MATERIAL PROVIDED
========
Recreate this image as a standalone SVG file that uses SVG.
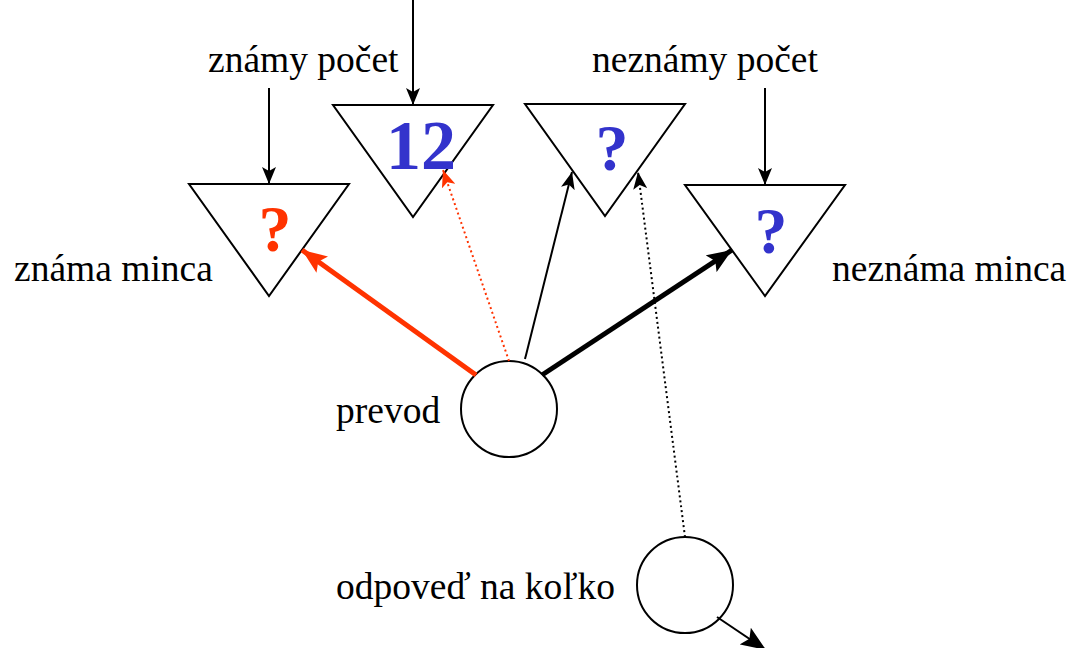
<svg xmlns="http://www.w3.org/2000/svg" width="1070" height="648" viewBox="0 0 1070 648">
<style>
.lbl{font-family:"Liberation Serif","Times New Roman",serif;font-size:37.5px;fill:#000}
.sym{font-family:"Liberation Serif","Times New Roman",serif;font-weight:bold;text-anchor:middle}
.tri{fill:#fff;stroke:#000;stroke-width:2}
.circ{fill:#fff;stroke:#000;stroke-width:2}
</style>
<defs>
<marker id="ah" markerUnits="userSpaceOnUse" markerWidth="18" markerHeight="14" refX="17" refY="7" orient="auto">
<path d="M0,0 L17,7 L0,14 L4,7 z" fill="#000"/>
</marker>
<marker id="ahBig" markerUnits="userSpaceOnUse" markerWidth="26" markerHeight="20" refX="25" refY="10" orient="auto">
<path d="M0,0 L25,10 L0,20 L5,10 z" fill="#000"/>
</marker>
<marker id="ahRed" markerUnits="userSpaceOnUse" markerWidth="18" markerHeight="14" refX="17" refY="7" orient="auto">
<path d="M0,0 L17,7 L0,14 L4,7 z" fill="#FF3300"/>
</marker>
<marker id="ahRedBig" markerUnits="userSpaceOnUse" markerWidth="26" markerHeight="20" refX="25" refY="10" orient="auto">
<path d="M0,0 L25,10 L0,20 L5,10 z" fill="#FF3300"/>
</marker>
</defs>
<rect width="1070" height="648" fill="#fff"/>
<g id="t-znama-minca">
<polygon class="tri" points="189,184 349,184 269,296"/>
<text class="sym" x="275" y="251" font-size="66" fill="#FF3300">?</text>
<text class="lbl" x="14" y="281">známa minca</text>
</g>
<g id="t-znamy-pocet">
<polygon class="tri" points="333,105 493,105 413,217"/>
<text class="sym" x="421" y="169" font-size="70" fill="#3333CC">12</text>
<text class="lbl" x="208" y="72">známy počet</text>
</g>
<g id="t-neznamy-pocet">
<polygon class="tri" points="525,104 685,104 605,216"/>
<text class="sym" x="612" y="170" font-size="66" fill="#3333CC">?</text>
<text class="lbl" x="592" y="72">neznámy počet</text>
</g>
<g id="t-neznama-minca">
<polygon class="tri" points="685,185 845,185 765,296"/>
<text class="sym" x="771" y="253" font-size="66" fill="#3333CC">?</text>
<text class="lbl" x="832" y="281">neznáma minca</text>
</g>
<g id="c-prevod">
<circle class="circ" cx="509" cy="409" r="48"/>
<text class="lbl" x="336" y="423">prevod</text>
</g>
<g id="c-odpoved">
<circle class="circ" cx="685" cy="585" r="48"/>
<text class="lbl" x="336" y="599">odpoveď na koľko</text>
</g>
<g id="connectors" fill="none">
<line x1="269" y1="88" x2="269" y2="184" stroke="#000" stroke-width="2" marker-end="url(#ah)"/>
<line x1="413" y1="0" x2="413" y2="105" stroke="#000" stroke-width="2" marker-end="url(#ah)"/>
<line x1="765" y1="88" x2="765" y2="185" stroke="#000" stroke-width="2" marker-end="url(#ah)"/>
<line x1="476" y1="375" x2="302" y2="250" stroke="#FF3300" stroke-width="5" marker-end="url(#ahRedBig)"/>
<line x1="509" y1="361" x2="443" y2="170" stroke="#FF3300" stroke-width="2" stroke-dasharray="2,3" marker-end="url(#ahRed)"/>
<line x1="525" y1="359" x2="572" y2="172" stroke="#000" stroke-width="2" marker-end="url(#ah)"/>
<line x1="685" y1="537" x2="638" y2="172" stroke="#000" stroke-width="2" stroke-dasharray="2,3" marker-end="url(#ah)"/>
<line x1="542" y1="375" x2="732" y2="250" stroke="#000" stroke-width="5" marker-end="url(#ahBig)"/>
<line x1="717" y1="617" x2="766" y2="650" stroke="#000" stroke-width="2" marker-end="url(#ahBig)"/>
</g>
</svg>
========
TASK OBJECTIVE
Reproduce the material word for word, minus the images.

SOLUTION FOR THIS EXERCISE
Recreate this image as a standalone SVG file that uses SVG.
<svg xmlns="http://www.w3.org/2000/svg" width="1070" height="648" viewBox="0 0 1070 648">
<style>
.lbl{font-family:"Liberation Serif","Times New Roman",serif;font-size:37.5px;fill:#000}
.sym{font-family:"Liberation Serif","Times New Roman",serif;font-weight:bold;text-anchor:middle}
.tri{fill:#fff;stroke:#000;stroke-width:2}
.circ{fill:#fff;stroke:#000;stroke-width:2}
</style>
<defs>
<marker id="ah" markerUnits="userSpaceOnUse" markerWidth="18" markerHeight="14" refX="17" refY="7" orient="auto">
<path d="M0,0 L17,7 L0,14 L4,7 z" fill="#000"/>
</marker>
<marker id="ahBig" markerUnits="userSpaceOnUse" markerWidth="26" markerHeight="20" refX="25" refY="10" orient="auto">
<path d="M0,0 L25,10 L0,20 L5,10 z" fill="#000"/>
</marker>
<marker id="ahRed" markerUnits="userSpaceOnUse" markerWidth="18" markerHeight="14" refX="17" refY="7" orient="auto">
<path d="M0,0 L17,7 L0,14 L4,7 z" fill="#FF3300"/>
</marker>
<marker id="ahRedBig" markerUnits="userSpaceOnUse" markerWidth="26" markerHeight="20" refX="25" refY="10" orient="auto">
<path d="M0,0 L25,10 L0,20 L5,10 z" fill="#FF3300"/>
</marker>
</defs>
<rect width="1070" height="648" fill="#fff"/>
<g id="t-znama-minca">
<polygon class="tri" points="189,184 349,184 269,296"/>
<text class="sym" x="275" y="251" font-size="66" fill="#FF3300">?</text>
<text class="lbl" x="14" y="281">známa minca</text>
</g>
<g id="t-znamy-pocet">
<polygon class="tri" points="333,105 493,105 413,217"/>
<text class="sym" x="421" y="169" font-size="70" fill="#3333CC">12</text>
<text class="lbl" x="208" y="72">známy počet</text>
</g>
<g id="t-neznamy-pocet">
<polygon class="tri" points="525,104 685,104 605,216"/>
<text class="sym" x="612" y="170" font-size="66" fill="#3333CC">?</text>
<text class="lbl" x="592" y="72">neznámy počet</text>
</g>
<g id="t-neznama-minca">
<polygon class="tri" points="685,185 845,185 765,296"/>
<text class="sym" x="771" y="253" font-size="66" fill="#3333CC">?</text>
<text class="lbl" x="832" y="281">neznáma minca</text>
</g>
<g id="c-prevod">
<circle class="circ" cx="509" cy="409" r="48"/>
<text class="lbl" x="336" y="423">prevod</text>
</g>
<g id="c-odpoved">
<circle class="circ" cx="685" cy="585" r="48"/>
<text class="lbl" x="336" y="599">odpoveď na koľko</text>
</g>
<g id="connectors" fill="none">
<line x1="269" y1="88" x2="269" y2="184" stroke="#000" stroke-width="2" marker-end="url(#ah)"/>
<line x1="413" y1="0" x2="413" y2="105" stroke="#000" stroke-width="2" marker-end="url(#ah)"/>
<line x1="765" y1="88" x2="765" y2="185" stroke="#000" stroke-width="2" marker-end="url(#ah)"/>
<line x1="476" y1="375" x2="302" y2="250" stroke="#FF3300" stroke-width="5" marker-end="url(#ahRedBig)"/>
<line x1="509" y1="361" x2="443" y2="170" stroke="#FF3300" stroke-width="2" stroke-dasharray="2,3" marker-end="url(#ahRed)"/>
<line x1="525" y1="359" x2="572" y2="172" stroke="#000" stroke-width="2" marker-end="url(#ah)"/>
<line x1="685" y1="537" x2="638" y2="172" stroke="#000" stroke-width="2" stroke-dasharray="2,3" marker-end="url(#ah)"/>
<line x1="542" y1="375" x2="732" y2="250" stroke="#000" stroke-width="5" marker-end="url(#ahBig)"/>
<line x1="717" y1="617" x2="766" y2="650" stroke="#000" stroke-width="2" marker-end="url(#ahBig)"/>
</g>
</svg>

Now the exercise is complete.